Martin uses multiple points of view to tell the story, with time jumps and scattered perspectives slowly revealing what really happened. This shifting narrative adds a layer of mystery, especially because it opens the door to unreliable narrators. As a reader, you’re constantly asking who is being honest and who is hiding something. Henry Dees, in particular, comes across as the most likely unreliable narrator, and that uncertainty keeps the tension strong throughout.
At its core, the book explores regret, loneliness, and the decisions people make because of both. Those themes connect every character, showing how isolation and guilt ripple through a community. The town itself becomes almost a character in the story, shaped by secrets and sorrow.
Reading The Bright Forever was powerful. It stays with you. Seeing Lee Martin talk about the continuation of the story that same evening only deepened my appreciation. This doesn’t just tell a story but reveals what it means to carry weight we can’t always name.
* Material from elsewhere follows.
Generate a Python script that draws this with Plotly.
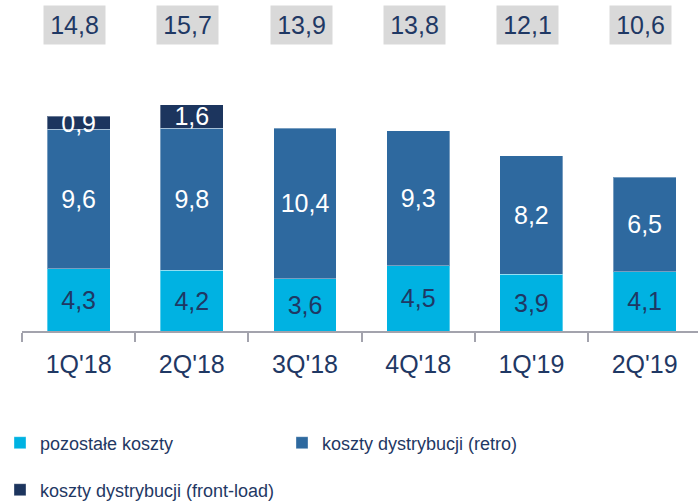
import plotly.graph_objects as go

categories = ["1Q'18", "2Q'18", "3Q'18", "4Q'18", "1Q'19", "2Q'19"]
pozostale = [4.3, 4.2, 3.6, 4.5, 3.9, 4.1]
retro = [9.6, 9.8, 10.4, 9.3, 8.2, 6.5]
front_load = [0.9, 1.6, None, None, None, None]
totals = [14.8, 15.7, 13.9, 13.8, 12.1, 10.6]

names = ["pozostałe koszty", "koszty dystrybucji (retro)", "koszty dystrybucji (front-load)"]
colors = ["#00B2E2", "#2E699F", "#1C355E"]
NAVY = "#1F3864"
FONT = "Liberation Sans, Arial, sans-serif"


def fmt(v):
    return "" if v is None else f"{v:.1f}".replace(".", ",")


fig = go.Figure()
series = [pozostale, retro, front_load]
text_colors = [NAVY, "white", "white"]
legend_ids = ["legend", "legend", "legend2"]
for vals, name, col, tcol, lg in zip(series, names, colors, text_colors, legend_ids):
    fig.add_trace(go.Bar(
        x=categories, y=vals, name=name,
        marker=dict(color=col, line=dict(color="rgba(255,255,255,0.35)", width=1)),
        text=[fmt(v) for v in vals], textposition="inside", insidetextanchor="middle",
        textangle=0, constraintext="none",
        textfont=dict(family=FONT, size=25, color=tcol),
        legend=lg, hoverinfo="skip",
    ))

for cat, tot in zip(categories, totals):
    fig.add_annotation(
        x=cat, xref="x", y=1 - 25 / 331, yref="paper", yanchor="middle",
        xshift=-4, text=fmt(tot), showarrow=False,
        font=dict(family=FONT, size=25, color=NAVY),
        bgcolor="#D9D9D9", width=55, height=32, borderpad=3,
    )

plot_w = 698 - 22
fig.update_layout(
    width=698, height=502,
    margin=dict(l=22, r=0, t=0, b=171, autoexpand=False),
    paper_bgcolor="white", plot_bgcolor="white",
    barmode="stack", bargap=0.444,
    uniformtext=dict(minsize=25, mode="show"),
    font=dict(family=FONT, color=NAVY),
    xaxis=dict(
        type="category", range=[-0.5, -0.5 + plot_w / 113.2],
        showline=True, linecolor="#A3A3AD", linewidth=1.5,
        ticks="outside", tickson="boundaries", ticklen=9, tickcolor="#A3A3AD", tickwidth=1.5,
        tickfont=dict(family=FONT, size=25, color=NAVY), showgrid=False,
        ticklabelstandoff=10, automargin=False,
    ),
    yaxis=dict(range=[0, 331 / 14.5], visible=False, showgrid=False, zeroline=False,
               automargin=False),
    legend=dict(
        orientation="h", xref="container", yref="container",
        x=0.0, y=1 - 443 / 502, xanchor="left", yanchor="middle",
        entrywidth=237, entrywidthmode="pixels", itemwidth=30,
        font=dict(family=FONT, size=18, color=NAVY), bgcolor="rgba(0,0,0,0)",
        traceorder="normal",
    ),
    legend2=dict(
        orientation="h", xref="container", yref="container",
        x=0.0, y=1 - 490 / 502, xanchor="left", yanchor="middle",
        itemwidth=30,
        font=dict(family=FONT, size=18, color=NAVY), bgcolor="rgba(0,0,0,0)",
    ),
    showlegend=True,
)

fig.write_html("out.html", config={"displayModeBar": False},
               post_script="document.body.style.margin='0';")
I look forward to getting to The Evening Shade in the future. I try not to jump ahead in my reading list, but there are exceptions. It may be one.
Spoilers Below, Sort Of
One of the most compelling elements of the novel is the space Martin leaves for interpretation. The multiple viewpoints, especially with Henry Dees, create a story that invites the reader to imagine different outcomes or hidden truths. While the book follows the basic shape of the true crime it’s inspired by, I found myself imagining how it might have ended if it had taken another turn.
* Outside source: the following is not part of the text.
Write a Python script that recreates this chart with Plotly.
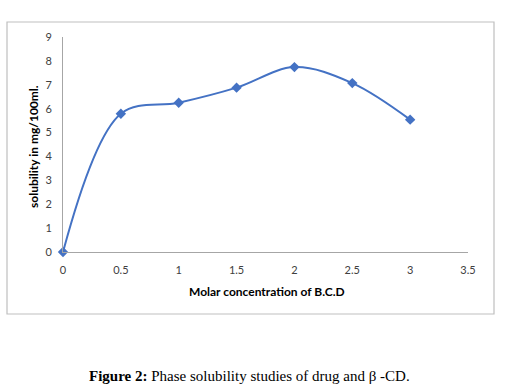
import plotly.graph_objects as go

conc = [0, 0.5, 1, 1.5, 2, 2.5, 3]
solubility = [0, 5.79, 6.25, 6.88, 7.74, 7.07, 5.54]
x_ticks = [0, 0.5, 1, 1.5, 2, 2.5, 3, 3.5]
x_tick_text = ["0", "0.5", "1", "1.5", "2", "2.5", "3", "3.5"]
y_ticks = [0, 1, 2, 3, 4, 5, 6, 7, 8, 9]
y_tick_text = [str(v) for v in y_ticks]

W, H = 506, 386
ML, MR, MT, MB = 63, 38, 37, 134
PW, PH = W - ML - MR, H - MT - MB

def px(x):
    return (x - ML) / PW

def py(y):
    return (H - MB - y) / PH

fig = go.Figure()
fig.add_trace(go.Scatter(
    x=conc, y=solubility, mode="lines+markers",
    line=dict(color="#4472C4", width=2, shape="spline", smoothing=1),
    marker=dict(symbol="diamond", size=8, color="#4472C4"),
    showlegend=False, cliponaxis=False,
))

tickfont = dict(family="Lato, Open Sans, sans-serif", size=11, color="#404040")
titlefont = dict(family="Lato, Open Sans, sans-serif", size=12, color="#000000")
fig.update_layout(
    width=W, height=H, autosize=False,
    margin=dict(l=ML, r=MR, t=MT, b=MB, autoexpand=False),
    paper_bgcolor="white", plot_bgcolor="white",
    xaxis=dict(range=[0, 3.5], tickvals=x_ticks, ticktext=x_tick_text, tickangle=0,
               showgrid=False, zeroline=False, showline=True, automargin=False,
               linecolor="#A6A6A6", linewidth=1,
               ticks="outside", ticklen=8, tickcolor="rgba(0,0,0,0)",
               tickfont=tickfont),
    yaxis=dict(range=[0, 9], tickvals=y_ticks, ticktext=y_tick_text, tickangle=0,
               showgrid=False, zeroline=False,
               showline=True, linecolor="#A6A6A6", linewidth=1, automargin=False,
               ticks="outside", ticklen=8, tickcolor="rgba(0,0,0,0)",
               tickfont=tickfont),
    shapes=[dict(type="rect", xref="paper", yref="paper",
                 x0=px(7), x1=px(494), y0=py(314), y1=py(22),
                 line=dict(color="#BFBFBF", width=1.2), layer="below")],
    annotations=[
        dict(text="<b>Molar concentration of B.C.D</b>", xref="paper", yref="paper",
             x=px(267), y=py(291), xanchor="center", yanchor="middle", showarrow=False,
             font=titlefont),
        dict(text="<b>solubility in mg/100ml.</b>", xref="paper", yref="paper",
             x=px(33), y=py(147), xanchor="center", yanchor="middle",
             textangle=-90, showarrow=False, font=titlefont),
        dict(text="<b>Figure 2:</b> Phase solubility studies of drug and β -CD.",
             xref="paper", yref="paper", x=px(249), y=py(376),
             xanchor="center", yanchor="middle", showarrow=False,
             font=dict(family="Liberation Serif, Times New Roman, serif", size=15, color="#000000")),
    ],
)

fig.write_html("out.html", config={"displayModeBar": False},
               post_script="document.body.style.margin='0';document.body.style.overflow='hidden';")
In the version I built in my head, Mr. Mackey pulls strings to get Raymond released from jail. Then, driven by control, he manipulates his son Gilley into killing Raymond. Gilley does it, desperate to prove something to his father, but he gets caught and ends up in prison. Later, Mrs. Mackey learns that Raymond wasn’t actually the one who killed Katie. The real killer was a worker Mr. Mackey had fired earlier in the story.
The book, in this imagined version, ends with Mrs. Mackey quietly holding this knowledge. She is left debating whether to tell her son, who now sits in prison for killing the wrong man. She also wrestles with whether to confront her husband, who is consumed with guilt over the role he played in their son’s actions.
This alternate ending would have echoed the book’s central theme: the burden of regret. Nearly every character is shaped by what they wish they had done differently. Martin may not have written this ending, but he created a story rich enough that readers like me can’t help but imagine our own.